My question for the community
How do you handle long-running tasks in FastAPI (or similar frameworks) on Fly.io, while still leveraging auto-scaling and auto-shutdown capabilities?
Are there elegant solutions or patterns that you’ve successfully used to balance cost efficiency with reliability?
I’m looking forward to your insights, workarounds, and recommendations!
You could have a machine start-up on incoming requests, and then send itself periodic HTTP requests while its internal job is still running. Once the machine is finished on its task, it could either stop itself via the API, or cease the period requests, and let the autoscaler stop it in the normal fashion.

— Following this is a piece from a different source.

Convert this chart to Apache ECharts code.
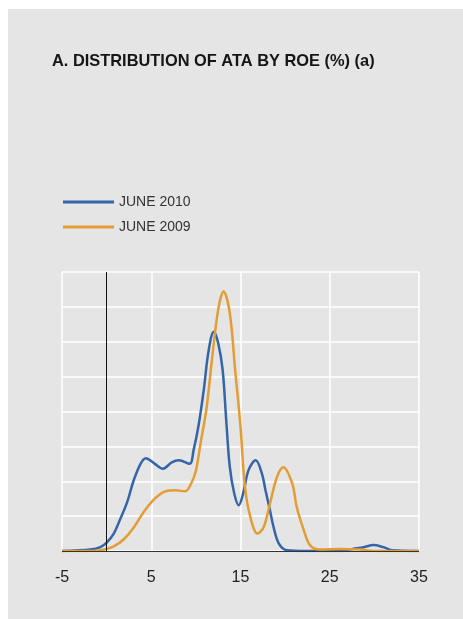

Thank you so much for the very fast reply. This is indeed a workaround that I also had in mind it just feels a bit too “hacky” because we either introduce a new FastAPI endpoint (e.g. /keep_alive) that needs authentication dependency or we call a non existing endpoint throwing an error.
As an alternative I also thought to have two machines (FastAPI machine and Worker machine). Wher n the background of the firs machine we open a connection to the second machine until it is done with the job. But I am not sure whether this would keep alive both machines untul the job is done. Also this does not feel like the “best practice” of doing it!
I wouldn’t worry about it being hacky in the first cut; just get it working, and then improve it if the solution bothers you. The new endpoint doesn’t have to be authenticated as such, just use a hardwired string that the machine itself knows about. Keeping a machine alive is a low-security issue.
A machine to monitor other machines is fine, and I have that arrangement myself. But in your case I’d say it was overkill.
Another idea is to use Fly’s auto-wake-up system, but disable the automatic spin down. Does Fly support that configuration? If so, a machine stopping or deleting itself would be very simple, and you’d not need to a keep-alive device.
Ok, thank you very much, I’ll go with the keep-myself-alive option!
If I may ask just out of personal interest, for what kind of use case do you use a machine that monitors other machines? A very brief answer is fully sufficient!
@Berthold Apologies if I missed a requirement of your architecture, but I’d say this is the way to go. When your app’s main process halts, the Machine it’s running on shuts down. If your app can decide for itself when it’s done and shut itself off, then you can dispense with the fly-proxy concurrency-based autostop.
As the application could be called multiple times using the async setup, this means we would count the number of running jobs inside a global variable and call process.exit(0) once there is no active job anymore?!
Yes, the only thing I would do different is that when the count reached zero, I would call setTimeout to schedule a shutdown of the process, and call clearTimeout if a new job comes in before the shutdown actually occurs.